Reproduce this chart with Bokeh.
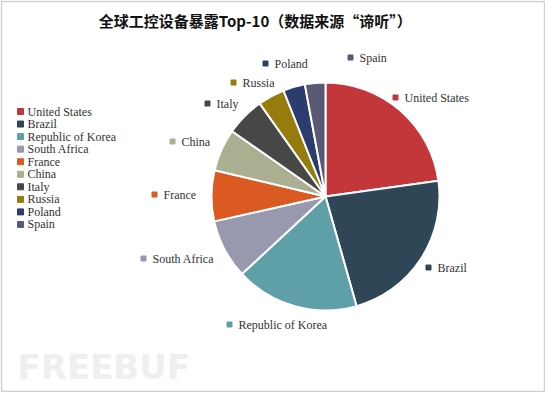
import numpy as np
from bokeh.plotting import figure
from bokeh.models import Range1d, ColumnDataSource
from bokeh.core.properties import value
from bokeh.embed import file_html
from bokeh.resources import INLINE

# ---------------- data ----------------
countries = ["United States", "Brazil", "Republic of Korea", "South Africa", "France",
             "China", "Italy", "Russia", "Poland", "Spain"]
shares = [22.8, 22.8, 17.5, 8.4, 7.2, 6.0, 5.5, 3.8, 3.1, 2.9]
colors = ["#C3373A", "#2E4656", "#5FA0A8", "#9898AE", "#DA5A22",
          "#ACAE92", "#474747", "#957C0C", "#2B3C6E", "#575A72"]
title_text = "全球工控设备暴露Top-10（数据来源“谛听”）"

# ---------------- layout (image pixels) ----------------
W, H = 545, 392
def sy(y):
    return H - y

CX, CY, R = 325, 196, 114
label_pos = [(395, 97), (428, 267), (229, 324), (143, 258), (154, 194),
             (172, 141), (207, 103), (233, 82), (265, 63), (350, 57)]
LEG_X, LEG_Y0, LEG_DY = 20, 111, 12.55
SERIF = value("Liberation Serif")
TXT_COLOR = "#333333"

p = figure(width=W, height=H, output_backend="svg", toolbar_location=None,
           x_range=Range1d(0, W), y_range=Range1d(0, H),
           min_border=0, outline_line_color=None)
p.axis.visible = False
p.grid.visible = False
p.background_fill_color = "white"
p.border_fill_color = "white"

# frame border
p.quad(left=1, right=W - 1, top=sy(1), bottom=sy(H - 1), fill_color=None,
       line_color="#cfcfcf", line_width=1.5)

# watermark
p.text(x=[17], y=[sy(366)], text=["FREEBUF"], text_font=value("DejaVu Sans"),
       text_font_style="bold", text_font_size="34px", text_color="#efefef",
       text_baseline="middle", text_align="left")

# pie
arr = np.array(shares, dtype=float)
frac = arr / arr.sum()
cum = np.cumsum(frac)
start = np.pi / 2 - 2 * np.pi * (cum - frac)
end = np.pi / 2 - 2 * np.pi * cum
src = ColumnDataSource(dict(country=countries, share=shares, color=colors,
                            start=start, end=end))
p.wedge(x=CX, y=sy(CY), radius=R, start_angle="start", end_angle="end",
        direction="clock", fill_color="color", line_color="white", line_width=2,
        source=src)

# slice labels
lx = [a for a, b in label_pos]
ly = [sy(b) for a, b in label_pos]
p.scatter(x=lx, y=ly, marker="square", size=5, color=colors)
p.text(x=[v + 9 for v in lx], y=ly, text=countries, text_font=SERIF,
       text_font_size="12px", text_color=TXT_COLOR, text_baseline="middle",
       text_align="left")

# legend
gy = [sy(LEG_Y0 + i * LEG_DY) for i in range(len(countries))]
p.scatter(x=[LEG_X] * len(countries), y=gy, marker="square", size=6, color=colors)
p.text(x=[LEG_X + 7] * len(countries), y=gy, text=countries, text_font=SERIF,
       text_font_size="12px", text_color=TXT_COLOR, text_baseline="middle",
       text_align="left")

# title
p.text(x=[258.5], y=[sy(20)], text=[title_text], text_font=value("Noto Sans CJK SC"),
       text_font_style="bold", text_font_size="15px", text_color="#111111",
       text_baseline="middle", text_align="center")

open("out.html", "w").write(file_html(p, INLINE))
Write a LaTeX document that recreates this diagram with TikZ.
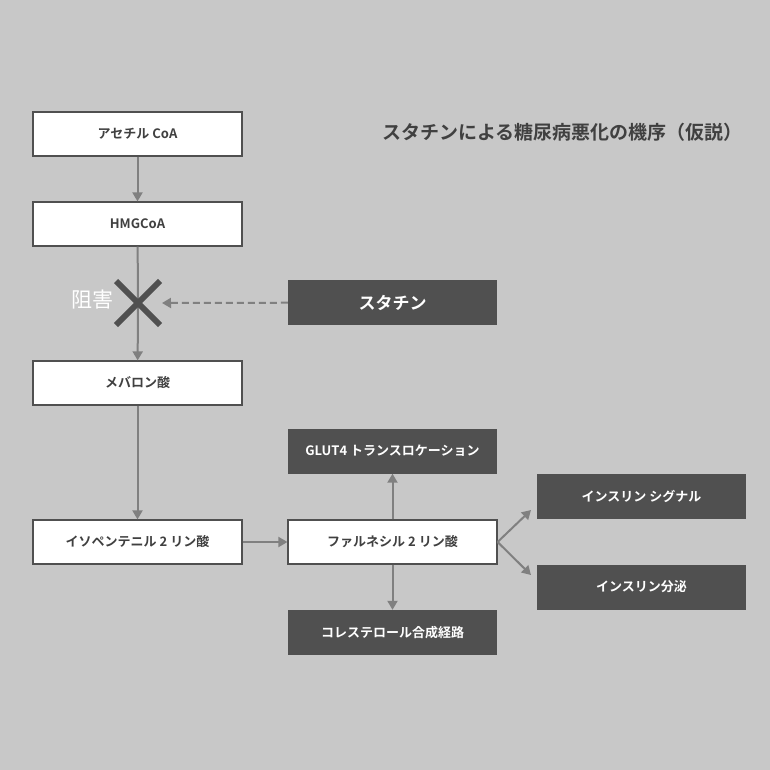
\documentclass[tikz,border=0pt]{standalone}
\usepackage{fontspec}
\setmainfont{Noto Sans CJK JP}
\newfontfamily\jpb{Noto Sans CJK JP Bold}
\usetikzlibrary{arrows.meta}
\definecolor{bg}{HTML}{C8C8C8}
\definecolor{dk}{HTML}{505050}
\definecolor{ar}{HTML}{808080}
\definecolor{tx}{HTML}{404040}
\tikzset{
 wbox/.style={draw=dk,line width=1.2pt,fill=white,minimum width=209pt,minimum height=44pt,inner sep=0pt,font=\jpb\fontsize{13}{15}\selectfont,text=tx},
 dbox/.style={fill=dk,minimum width=209pt,minimum height=45pt,inner sep=0pt,font=\jpb\fontsize{13}{15}\selectfont,text=white},
 arr/.style={draw=ar,line width=2pt,-{Triangle[length=9pt,width=10pt]}}
}
\begin{document}
\begin{tikzpicture}[x=1pt,y=-1pt]
\fill[bg] (0,0) rectangle (770,770);
\useasboundingbox (0,0) rectangle (770,770);
\node[wbox] (a) at (137.5,134) {アセチル CoA};
\node[wbox] (h) at (137.5,224) {HMGCoA};
\node[wbox] (m) at (137.5,383) {メバロン酸};
\node[wbox] (i) at (137.5,542) {イソペンテニル 2 リン酸};
\node[wbox] (f) at (392.5,542) {ファルネシル 2 リン酸};
\node[dbox] (s) at (392.5,302.5) {\fontsize{17}{20}\selectfont スタチン};
\node[dbox] (g) at (392.5,451) {GLUT4 トランスロケーション};
\node[dbox] (c) at (392.5,632.5) {コレステロール合成経路};
\node[dbox] (is) at (641.5,496.5) {インスリン シグナル};
\node[dbox] (ib) at (641.5,587) {インスリン分泌};
\node[font=\jpb\fontsize{19}{22}\selectfont,text=tx,anchor=east] (t) at (746,132) {スタチンによる糖尿病悪化の機序（仮説）};
\coordinate (x) at (138,303);
\node[font=\fontsize{21}{24}\selectfont,text=white,anchor=east] (z) at (117,300) {阻害};
\draw[arr] (a) -- (h);
\draw[draw=ar,line width=2pt] (h) -- (x);
\draw[arr] (x) -- (m);
\draw[arr] (m) -- (i);
\draw[arr] (i) -- (f);
\draw[arr] (f) -- (g);
\draw[arr] (f) -- (c);
\draw[arr,dashed,dash pattern=on 7pt off 4pt] (s) -- (162,303);
\draw[arr] (f.east) -- (531,510);
\draw[arr] (f.east) -- (531,575);
\draw[dk,line width=6pt] (116,281) -- (160,325) (116,325) -- (160,281);
\end{tikzpicture}
\end{document}
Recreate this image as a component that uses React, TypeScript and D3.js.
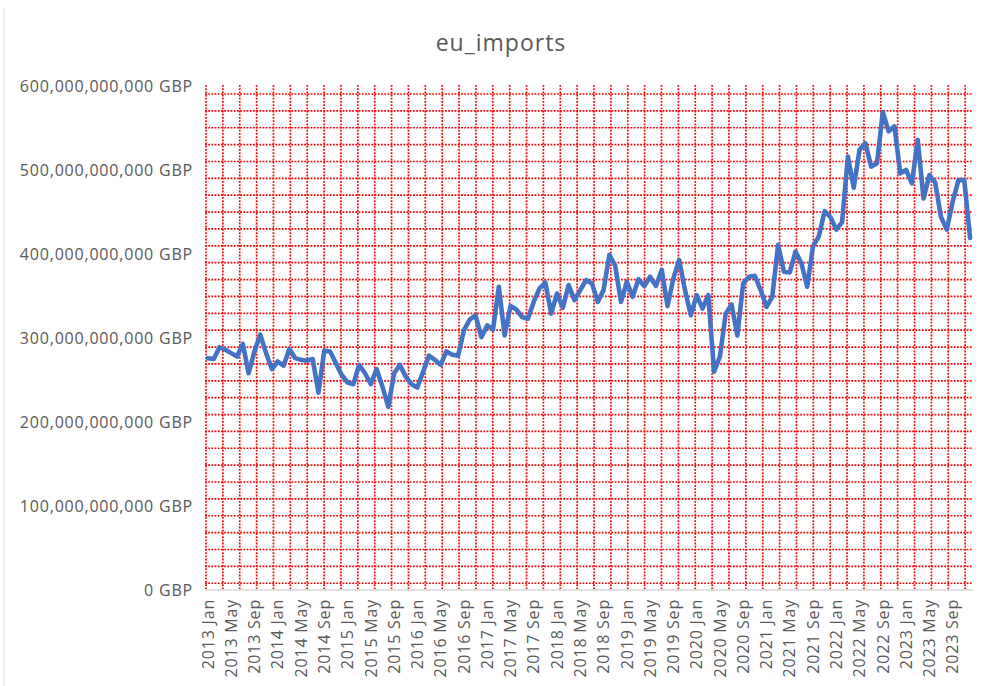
import React from "react";
import { scaleLinear, scalePoint, line as d3_line, range, format } from "d3";

const years = [2013, 2014, 2015, 2016, 2017, 2018, 2019, 2020, 2021, 2022, 2023];
const monthNames = ["Jan", "Feb", "Mar", "Apr", "May", "Jun", "Jul", "Aug", "Sep", "Oct", "Nov", "Dec"];

// eu_imports, billions of GBP, one value per month Jan 2013 .. Dec 2023
const imports2013_2015 = [
    276, 275, 289, 286, 282, 278, 293, 258, 284, 304, 282, 263,
    272, 267, 287, 276, 274, 273, 275, 235, 285, 284, 270, 256,
    247, 245, 268, 258, 245, 263, 242, 218, 258, 268, 254, 245,
];
const imports2016_2018 = [
    241, 260, 279, 274, 268, 284, 280, 279, 309, 322, 327, 301,
    315, 310, 361, 303, 338, 334, 325, 323, 343, 359, 366, 329,
    353, 336, 363, 345, 357, 369, 365, 343, 357, 399, 386, 343,
];
const imports2019_2021 = [
    367, 349, 370, 362, 373, 362, 381, 338, 371, 393, 357, 327,
    351, 335, 351, 260, 278, 329, 340, 303, 365, 373, 374, 357,
    337, 349, 411, 379, 378, 403, 389, 361, 409, 421, 451, 444,
];
const imports2022_2023 = [
    429, 438, 516, 479, 524, 532, 504, 508, 569, 546, 552, 496,
    500, 484, 536, 466, 494, 485, 444, 429, 462, 488, 488, 419,
];

const yTicks = [0, 100e9, 200e9, 300e9, 400e9, 500e9, 600e9];

const categories = years.flatMap((y) => monthNames.map((m) => `${y} ${m}`));
const values = [...imports2013_2015, ...imports2016_2018, ...imports2019_2021, ...imports2022_2023].map((v) => v * 1e9);

const W = 983;
const H = 686;
const plot = { left: 205, right: 973, top: 86, bottom: 590 };
const gridStep = 16.87;
const fontFamily = "'Open Sans', sans-serif";

export default function App() {
    const xScale = scalePoint<string>().domain(categories).range([plot.left, plot.right]).padding(0.5);
    const yScale = scaleLinear().domain([0, 600e9]).range([plot.bottom, plot.top]);

    const data = categories.map((c, i) => ({ c, v: values[i] }));
    const path = d3_line<(typeof data)[number]>()
        .x((d) => xScale(d.c) ?? 0)
        .y((d) => yScale(d.v))(data);

    const fmt = format(",");

    // plot-area pattern fill (dotted red grid), not tied to the ticks
    const vLines = range(plot.left + 1, plot.right, gridStep);
    const hLines = range(plot.top + 8, plot.bottom - 2, gridStep);

    return (
        <svg
            width={W}
            height={H}
            style={{ position: "absolute", left: 0, top: 0, background: "#fff" }}
        >
            <line x1={4} x2={4} y1={8} y2={H} stroke="#D9D9D9" strokeWidth={1} />

            <text
                x={501}
                y={51}
                textAnchor="middle"
                fontFamily={fontFamily}
                fontSize={23}
                letterSpacing={1}
                fill="#595959"
            >
                eu_imports
            </text>

            {/* grid pattern */}
            <g stroke="#FF0000" strokeWidth={1.7} strokeDasharray="1.8,1.4">
                {hLines.map((y, i) => (
                    <line key={`h${i}`} x1={plot.left} x2={plot.right} y1={y} y2={y} />
                ))}
                {vLines.map((x, i) => (
                    <line key={`v${i}`} x1={x} x2={x} y1={plot.top - 1} y2={plot.bottom} />
                ))}
            </g>

            {/* x axis line */}
            <line x1={plot.left} x2={plot.right} y1={plot.bottom} y2={plot.bottom} stroke="#D9D9D9" strokeWidth={1.5} />

            {/* y axis labels */}
            {yTicks.map((t) => (
                <text
                    key={t}
                    x={193}
                    y={yScale(t)}
                    dy="0.35em"
                    textAnchor="end"
                    fontFamily={fontFamily}
                    fontSize={16}
                    letterSpacing={0.8}
                    fill="#595959"
                >
                    {fmt(t)} GBP
                </text>
            ))}

            {/* x axis labels, every 4 months */}
            {categories
                .filter((_, i) => i % 4 === 0)
                .map((c) => (
                    <text
                        key={c}
                        transform={`translate(${xScale(c)},${plot.bottom + 9}) rotate(-90)`}
                        dy="0.36em"
                        textAnchor="end"
                        fontFamily={fontFamily}
                        fontSize={16}
                        letterSpacing={0.8}
                        fill="#595959"
                    >
                        {c}
                    </text>
                ))}

            {/* series */}
            <path
                d={path ?? ""}
                fill="none"
                stroke="#4472C4"
                strokeWidth={4.6}
                strokeLinejoin="round"
                strokeLinecap="round"
            />
        </svg>
    );
}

WORK INSTRUCTIONS: Of the lines above, how many hold the word "this"? Say the number alone.

OUTPUT OF THE TASK: 3